Nice article. How do you think email-as-a-service (saas) will be impacted? You used to be able to spin up servers and send email way back when (and you can still do that yourself - in theory) but email services don't really rely on the product itself, rather the reliability and deliverability of emails. You pay for deliverability. I think I've answered my own question ha.
I think X-as-a-service, with X being something other than just software still has a place. The reason in many cases would be that you are paying for access to or outsourcing something that you don't want to manage internally. Could be emails, or something like payments (Stripe), financial risk, insurance, hiring, logistics, etc..
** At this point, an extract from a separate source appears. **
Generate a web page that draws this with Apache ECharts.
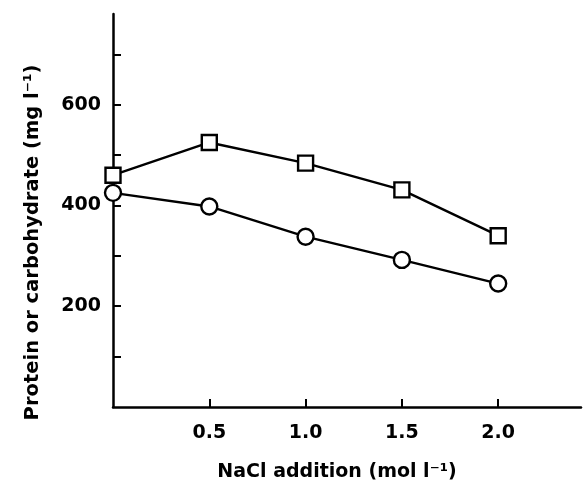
<!DOCTYPE html>
<html>
<head>
<meta charset="utf-8">
<script src="https://cdn.jsdelivr.net/npm/echarts@6/dist/echarts.min.js"></script>
<style>
  html, body { margin: 0; padding: 0; background: #fff; }
  #chart { width: 584px; height: 483px; }
</style>
</head>
<body>
<div id="chart"></div>
<script>
// NaCl addition (mol l-1)
var nacl = [0, 0.5, 1.0, 1.5, 2.0]
// squares and circles, mg l-1
var squares = [460, 525, 484, 431, 340]
var circles = [425, 398, 338, 292, 245]
var yTicks = [100, 200, 300, 400, 500, 600, 700]
var yLabels = [200, 400, 600]
var xLabels = [0.5, 1.0, 1.5, 2.0]

function pairs (xs, ys) {
  return xs.map(function (x, i) { return [x, ys[i]] })
}

var font = 'DejaVu Sans'
var chart = echarts.init(document.getElementById('chart'))
var option = {
  animation: false,
  grid: { left: 113, right: 3, top: 14, bottom: 76, outerBoundsMode: 'none' },
  xAxis: {
    type: 'value',
    min: 0,
    max: 2.43,
    interval: 0.5,
    splitLine: { show: false },
    axisLine: { lineStyle: { color: '#000', width: 2.5 } },
    axisTick: { inside: true, length: 8, customValues: xLabels, lineStyle: { color: '#000', width: 2 } },
    axisLabel: {
      color: '#000', fontFamily: font, fontWeight: 'bold', fontSize: 19, margin: 17,
      customValues: xLabels,
      formatter: function (v) { return v.toFixed(1) }
    },
    name: 'NaCl addition (mol l⁻¹)',
    nameLocation: 'middle',
    nameGap: 56,
    nameTextStyle: { color: '#000', fontFamily: font, fontWeight: 'bold', fontSize: 19, padding: [0, 20, 0, 0] }
  },
  yAxis: {
    type: 'value',
    min: 0,
    max: 780,
    interval: 100,
    splitLine: { show: false },
    axisLine: { lineStyle: { color: '#000', width: 2.5 } },
    axisTick: { inside: true, length: 8, customValues: yTicks, lineStyle: { color: '#000', width: 2 } },
    axisLabel: {
      color: '#000', fontFamily: font, fontWeight: 'bold', fontSize: 19, margin: 12,
      customValues: yLabels
    },
    name: 'Protein or carbohydrate (mg l⁻¹)',
    nameLocation: 'middle',
    nameGap: 70,
    nameTextStyle: { color: '#000', fontFamily: font, fontWeight: 'bold', fontSize: 19.5, padding: [0, 0, 0, -64] }
  },
  series: [
    {
      name: 'squares',
      type: 'line',
      data: pairs(nacl, squares),
      symbol: 'rect',
      symbolSize: 15,
      lineStyle: { color: '#000', width: 2.4 },
      itemStyle: { color: '#fff', borderColor: '#000', borderWidth: 2.4 }
    },
    {
      name: 'circles',
      type: 'line',
      data: pairs(nacl, circles),
      symbol: 'circle',
      symbolSize: 16,
      lineStyle: { color: '#000', width: 2.4 },
      itemStyle: { color: '#fff', borderColor: '#000', borderWidth: 2.4 }
    }
  ]
}
chart.setOption(option)
</script>
</body>
</html>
Good post. I wrote a similar essay a few weeks ago, referencing similar ideas as the YC intern + invoicing product: a lot of SaaS tools are just data transformation services, which become commodities (or easily-DIYable) in a more LLM-enabled world. As a general matter, margins tend to come down over time -- the fact that SaaS has for so long had 80%+ gross margins should stand out as an unstable equilibrium to any outside observer. https://loeber.substack.com/p/18-the-end-of-schematic-businesses
Thanks, I like your data transformation analogy. Intuitively I would claim 90%+ of SaaS platforms do things that any human could do, but it would be annoying and time-consuming. When you can have a free humanlike AI doing those things, why pay for software at all?